The move had sparked debate in the market on whether Sebi erred in its judgment to shoot down the proposal, prompting the group to file a review application with the regulator.
“If there is an error on the part of the regulator, the entity can always point out the error and ask the regulator to review its previous position,” said Sandeep Parekh, founder, Finsec Law Advisors. “If it is still aggrieved, then it has the option of going to the Securities Appellate Tribunal (SAT).”
L&T decided to approach Sebi again instead of appealing to SAT because it wants to complete the buyback within one year from the date of the announcement, said one of the people quoted above. The company had announced the buyback plan on August 23, 2018. L&T declined to comment for the story.
Analysts said this was possibly the first time the regulator had raised the question of consolidated financial metrics versus standalone financial metrics.
Sebi’s buyback rules of 2018 said the ratio of the aggregate of secured and unsecured debt owed by the company after the buyback should not be more than twice the paid-up capital and reserves of the company. The rule doesn’t specify that the computation of the debt to equity ratio has to be on consolidated financials. In the case of L&T, Sebi interpreted that the key financial matrix should be calculated on consolidated numbers. This interpretation was informally communicated to L&T.
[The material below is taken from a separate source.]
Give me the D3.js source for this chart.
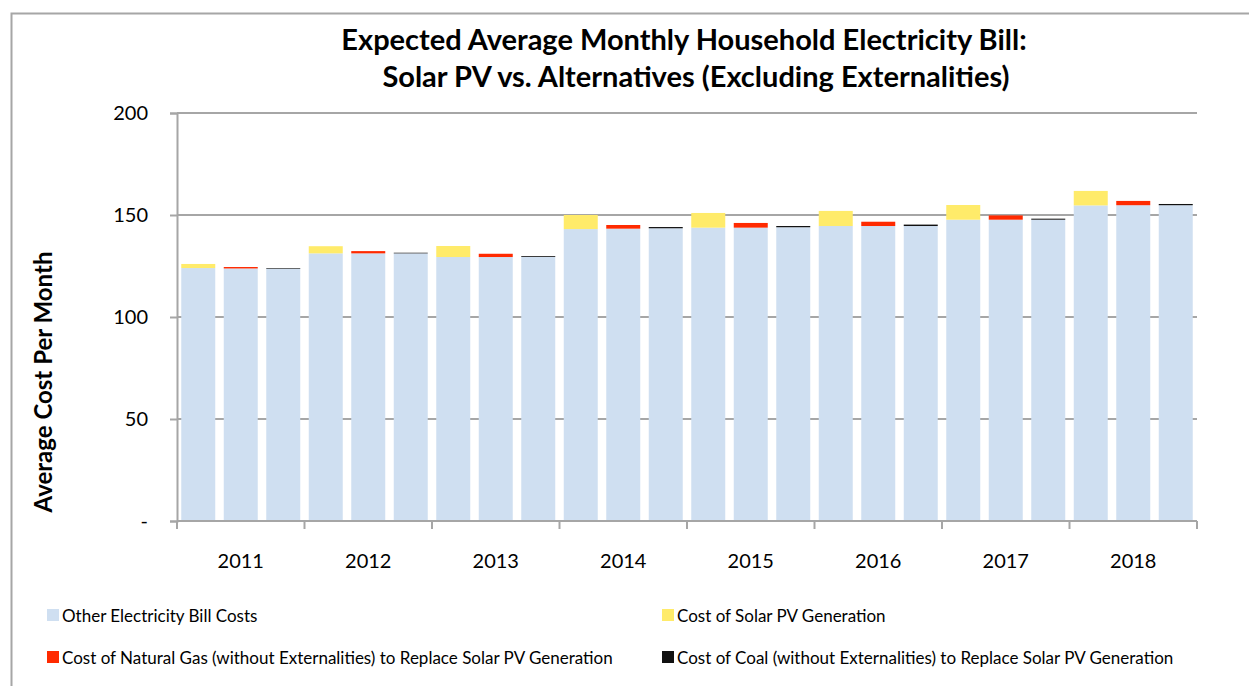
<!DOCTYPE html>
<html>
<head>
<meta charset="utf-8">
<script src="https://cdn.jsdelivr.net/npm/d3@7"></script>
<style>
  body { margin: 0; background: #fff; }
  text { font-family: Lato, "Open Sans", sans-serif; fill: #000; }
</style>
</head>
<body>
<div id="chart"></div>
<script>
// years and the three bars drawn for each year
const years = ["2011", "2012", "2013", "2014", "2015", "2016", "2017", "2018"];
const scenarios = ["solar", "gas", "coal"];

// "other" part of each bar, per scenario
const otherSolar = [124.0, 131.2, 129.4, 143.1, 143.8, 144.6, 147.7, 154.7];
const otherGas   = [123.8, 131.2, 129.4, 143.3, 143.8, 144.6, 147.7, 154.8];
const otherCoal  = [123.7, 131.2, 129.5, 143.5, 144.0, 144.6, 147.7, 154.8];

// generation cost on top
const solarCost = [2.0, 3.5, 5.4, 6.9, 7.2, 7.4, 7.2, 7.1];
const gasCost   = [0.7, 1.1, 1.6, 1.8, 2.3, 2.1, 2.1, 2.1];
const coalCost  = [0.3, 0.3, 0.4, 0.6, 0.6, 0.7, 0.5, 0.6];

const yTicks = [0, 50, 100, 150, 200];
const yTickLabels = ["-", "50", "100", "150", "200"];

const seriesKeys = ["other", "solar", "gas", "coal"];
const seriesNames = [
  "Other Electricity Bill Costs",
  "Cost of Solar PV Generation",
  "Cost of Natural Gas (without Externalities) to Replace Solar PV Generation",
  "Cost of Coal (without Externalities) to Replace Solar PV Generation"
];
const colors = ["#cfdff1", "#ffeb6a", "#ff2a00", "#111111"];

// build one row per bar
let rows = [];
years.forEach((yr, i) => {
  rows.push({ year: yr, scen: "solar", other: otherSolar[i], solar: solarCost[i], gas: 0, coal: 0 });
  rows.push({ year: yr, scen: "gas", other: otherGas[i], solar: 0, gas: gasCost[i], coal: 0 });
  rows.push({ year: yr, scen: "coal", other: otherCoal[i], solar: 0, gas: 0, coal: coalCost[i] });
});

const W = 1249, H = 686;
const plot = { left: 177, right: 1197, top: 113, bottom: 521 };

const svg = d3.select("#chart").append("svg")
  .attr("width", W)
  .attr("height", H);

// outer frame
svg.append("rect")
  .attr("x", 11.5).attr("y", 13.5)
  .attr("width", W + 20).attr("height", H + 20)
  .attr("fill", "none")
  .attr("stroke", "#a6a6a6")
  .attr("stroke-width", 2);

const x0 = d3.scaleBand().domain(years).range([plot.left, plot.right]);
const x1 = d3.scaleBand().domain(scenarios).range([0, x0.bandwidth()])
  .paddingInner(0.2).paddingOuter(0.1);
const y = d3.scaleLinear().domain([0, 200]).range([plot.bottom, plot.top]);

// gridlines
svg.append("g")
  .selectAll("line")
  .data(yTicks.filter(d => d > 0))
  .join("line")
    .attr("x1", plot.left).attr("x2", plot.right)
    .attr("y1", d => y(d)).attr("y2", d => y(d))
    .attr("stroke", "#a6a6a6")
    .attr("stroke-width", 2);

// stacked bars
const stacked = d3.stack().keys(seriesKeys)(rows);
svg.append("g")
  .selectAll("g")
  .data(stacked)
  .join("g")
    .attr("fill", (d, i) => colors[i])
  .selectAll("rect")
  .data(d => d.filter(p => p[1] - p[0] > 0))
  .join("rect")
    .attr("x", d => x0(d.data.year) + x1(d.data.scen))
    .attr("width", x1.bandwidth())
    .attr("y", d => y(d[1]))
    .attr("height", d => y(d[0]) - y(d[1]));

// y axis
const yAxis = svg.append("g")
  .attr("transform", `translate(${plot.left},0)`)
  .call(d3.axisLeft(y).tickValues(yTicks).tickSize(7).tickPadding(22)
    .tickFormat((d, i) => yTickLabels[i]));
yAxis.attr("font-family", null).attr("font-size", null);
yAxis.select(".domain").attr("stroke", "#a6a6a6").attr("stroke-width", 2);
yAxis.selectAll(".tick line").attr("stroke", "#a6a6a6").attr("stroke-width", 2);
yAxis.selectAll(".tick text").style("font-size", "20px");

// x axis: ticks at group boundaries
svg.append("line")
  .attr("x1", plot.left).attr("x2", plot.right)
  .attr("y1", plot.bottom).attr("y2", plot.bottom)
  .attr("stroke", "#a6a6a6").attr("stroke-width", 2);
const bounds = years.map(d => x0(d)).concat([plot.right]);
svg.append("g")
  .selectAll("line")
  .data(bounds)
  .join("line")
    .attr("x1", d => d).attr("x2", d => d)
    .attr("y1", plot.bottom).attr("y2", plot.bottom + 8)
    .attr("stroke", "#a6a6a6").attr("stroke-width", 2);
svg.append("g")
  .selectAll("text")
  .data(years)
  .join("text")
    .attr("x", d => x0(d) + x0.bandwidth() / 2)
    .attr("y", 568)
    .attr("text-anchor", "middle")
    .style("font-size", "20px")
    .text(d => d);

// title
svg.append("text")
  .attr("x", 684).attr("y", 50)
  .attr("text-anchor", "middle")
  .style("font-size", "29px").style("font-weight", "bold")
  .text("Expected Average Monthly Household Electricity Bill:");
svg.append("text")
  .attr("x", 696).attr("y", 87)
  .attr("text-anchor", "middle")
  .style("font-size", "29px").style("font-weight", "bold")
  .text("Solar PV vs. Alternatives (Excluding Externalities)");

// y axis label
svg.append("text")
  .attr("transform", "translate(52,382) rotate(-90)")
  .attr("text-anchor", "middle")
  .style("font-size", "24px").style("font-weight", "bold")
  .text("Average Cost Per Month");

// legend
const legPos = [[47, 616], [662, 616], [47, 658], [662, 658]];
const leg = svg.append("g")
  .selectAll("g")
  .data(seriesNames)
  .join("g")
    .attr("transform", (d, i) => `translate(${legPos[i][0]},${legPos[i][1]})`);
leg.append("rect")
  .attr("x", 0).attr("y", -7)
  .attr("width", 12).attr("height", 12)
  .attr("fill", (d, i) => colors[i]);
leg.append("text")
  .attr("x", 15).attr("y", 6)
  .style("font-size", "17px")
  .text(d => d);
</script>
</body>
</html>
L&T had approached Sebi for approval of its share buyback proposal — the first in its 80-year old history —based on standalone financial ratio. The debt levels for the group went up mainly because of L&T Finance. The regulator felt the borrowings by the finance subsidiary should also be considered at the group level. In L&T’s case, its financial services arm has a debt to equity ratio of 6:1, although this is within the leverage limits of the RBI.
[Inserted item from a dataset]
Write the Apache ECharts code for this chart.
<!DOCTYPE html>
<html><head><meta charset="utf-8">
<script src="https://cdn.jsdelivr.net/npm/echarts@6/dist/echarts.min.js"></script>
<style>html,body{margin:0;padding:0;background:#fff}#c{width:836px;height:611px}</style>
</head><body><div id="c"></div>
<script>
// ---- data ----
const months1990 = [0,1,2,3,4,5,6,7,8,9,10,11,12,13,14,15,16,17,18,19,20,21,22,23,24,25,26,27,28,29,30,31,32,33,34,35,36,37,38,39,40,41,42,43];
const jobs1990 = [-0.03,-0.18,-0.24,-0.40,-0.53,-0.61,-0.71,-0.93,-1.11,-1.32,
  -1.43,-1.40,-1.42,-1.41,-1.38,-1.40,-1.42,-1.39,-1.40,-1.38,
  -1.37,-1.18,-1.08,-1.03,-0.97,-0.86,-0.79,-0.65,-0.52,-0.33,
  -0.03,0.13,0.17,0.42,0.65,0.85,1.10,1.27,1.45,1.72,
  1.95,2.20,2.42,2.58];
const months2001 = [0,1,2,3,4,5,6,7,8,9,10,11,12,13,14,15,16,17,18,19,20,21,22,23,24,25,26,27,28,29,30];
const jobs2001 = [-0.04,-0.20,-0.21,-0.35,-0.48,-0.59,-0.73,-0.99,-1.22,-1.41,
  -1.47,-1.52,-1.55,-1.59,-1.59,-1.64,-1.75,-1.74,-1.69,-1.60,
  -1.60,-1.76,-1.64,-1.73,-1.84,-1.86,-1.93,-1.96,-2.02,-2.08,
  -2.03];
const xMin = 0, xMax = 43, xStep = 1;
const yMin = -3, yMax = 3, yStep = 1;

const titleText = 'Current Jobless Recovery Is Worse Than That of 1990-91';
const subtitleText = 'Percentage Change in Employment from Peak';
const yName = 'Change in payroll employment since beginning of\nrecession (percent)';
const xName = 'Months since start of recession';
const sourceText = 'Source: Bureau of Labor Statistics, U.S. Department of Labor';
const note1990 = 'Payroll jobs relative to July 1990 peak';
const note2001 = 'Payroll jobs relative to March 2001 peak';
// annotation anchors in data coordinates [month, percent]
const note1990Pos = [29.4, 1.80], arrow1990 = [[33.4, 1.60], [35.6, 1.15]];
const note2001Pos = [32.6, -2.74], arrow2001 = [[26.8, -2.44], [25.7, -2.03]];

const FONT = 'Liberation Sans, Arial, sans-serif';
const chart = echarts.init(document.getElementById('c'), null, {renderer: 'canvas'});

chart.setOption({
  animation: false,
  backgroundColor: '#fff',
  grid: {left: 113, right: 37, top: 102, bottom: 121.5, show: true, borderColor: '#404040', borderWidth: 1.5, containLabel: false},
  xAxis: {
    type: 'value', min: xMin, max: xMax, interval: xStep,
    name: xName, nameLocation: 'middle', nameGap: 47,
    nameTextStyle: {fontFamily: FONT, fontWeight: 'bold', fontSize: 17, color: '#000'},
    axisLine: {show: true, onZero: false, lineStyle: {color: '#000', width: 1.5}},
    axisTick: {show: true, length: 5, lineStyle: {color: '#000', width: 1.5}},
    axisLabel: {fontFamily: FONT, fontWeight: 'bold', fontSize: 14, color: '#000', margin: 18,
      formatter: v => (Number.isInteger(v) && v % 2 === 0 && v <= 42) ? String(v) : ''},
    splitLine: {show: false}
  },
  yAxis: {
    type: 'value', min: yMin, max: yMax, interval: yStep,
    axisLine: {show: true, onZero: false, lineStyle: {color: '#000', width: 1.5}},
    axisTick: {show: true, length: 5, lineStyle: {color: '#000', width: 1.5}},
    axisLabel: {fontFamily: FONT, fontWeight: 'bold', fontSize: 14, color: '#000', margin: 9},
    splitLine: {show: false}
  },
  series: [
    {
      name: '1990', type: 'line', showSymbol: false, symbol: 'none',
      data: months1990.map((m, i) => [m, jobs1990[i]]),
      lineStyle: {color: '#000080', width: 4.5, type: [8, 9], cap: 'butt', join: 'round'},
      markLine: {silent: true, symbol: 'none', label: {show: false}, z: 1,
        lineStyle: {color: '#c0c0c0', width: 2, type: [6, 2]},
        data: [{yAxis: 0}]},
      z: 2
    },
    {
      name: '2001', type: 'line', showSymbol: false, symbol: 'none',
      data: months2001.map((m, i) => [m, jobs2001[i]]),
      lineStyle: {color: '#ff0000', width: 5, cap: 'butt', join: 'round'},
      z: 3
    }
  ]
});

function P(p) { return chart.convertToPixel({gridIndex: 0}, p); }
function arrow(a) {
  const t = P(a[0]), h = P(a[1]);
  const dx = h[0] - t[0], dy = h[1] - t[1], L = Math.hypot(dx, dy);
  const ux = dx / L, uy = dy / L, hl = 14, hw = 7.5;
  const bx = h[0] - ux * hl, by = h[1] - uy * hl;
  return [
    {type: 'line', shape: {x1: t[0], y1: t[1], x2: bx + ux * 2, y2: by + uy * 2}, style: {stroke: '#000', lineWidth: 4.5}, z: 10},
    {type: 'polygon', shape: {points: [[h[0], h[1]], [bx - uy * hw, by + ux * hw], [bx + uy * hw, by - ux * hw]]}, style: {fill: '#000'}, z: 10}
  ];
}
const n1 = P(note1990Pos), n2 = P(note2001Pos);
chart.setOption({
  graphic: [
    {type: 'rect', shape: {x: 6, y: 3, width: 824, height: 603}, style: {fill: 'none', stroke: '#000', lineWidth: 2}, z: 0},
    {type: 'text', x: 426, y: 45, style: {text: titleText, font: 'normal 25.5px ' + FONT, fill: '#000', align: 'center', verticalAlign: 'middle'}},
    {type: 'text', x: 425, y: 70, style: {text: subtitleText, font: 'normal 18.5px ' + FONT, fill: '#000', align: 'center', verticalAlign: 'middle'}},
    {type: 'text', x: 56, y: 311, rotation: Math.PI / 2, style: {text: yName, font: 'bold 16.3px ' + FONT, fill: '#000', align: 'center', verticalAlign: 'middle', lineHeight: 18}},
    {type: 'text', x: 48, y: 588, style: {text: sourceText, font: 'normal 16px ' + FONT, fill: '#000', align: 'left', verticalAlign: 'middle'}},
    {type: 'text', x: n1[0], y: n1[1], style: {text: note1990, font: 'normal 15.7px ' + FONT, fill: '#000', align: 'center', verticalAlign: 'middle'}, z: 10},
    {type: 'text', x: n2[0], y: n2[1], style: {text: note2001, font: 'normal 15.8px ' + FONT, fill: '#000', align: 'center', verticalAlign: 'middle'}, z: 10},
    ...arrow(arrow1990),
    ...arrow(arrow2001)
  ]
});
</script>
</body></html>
Subsequently, the conglomerate is believed to have taken a legal opinion. Lawyers have told the L&T management that the Companies Act and Sebi rules take standalone numbers into consideration and not consolidated.
“Sebi has written saying they don’t approve the buyback as they see it. We are evaluating various options. The reason for rejecting is that they included the financial subsidiary. It’s a bit harsh. We are studying it and will decide what has to be done,” L&T’s CEO SN Subrahmanyan had told reporters last month.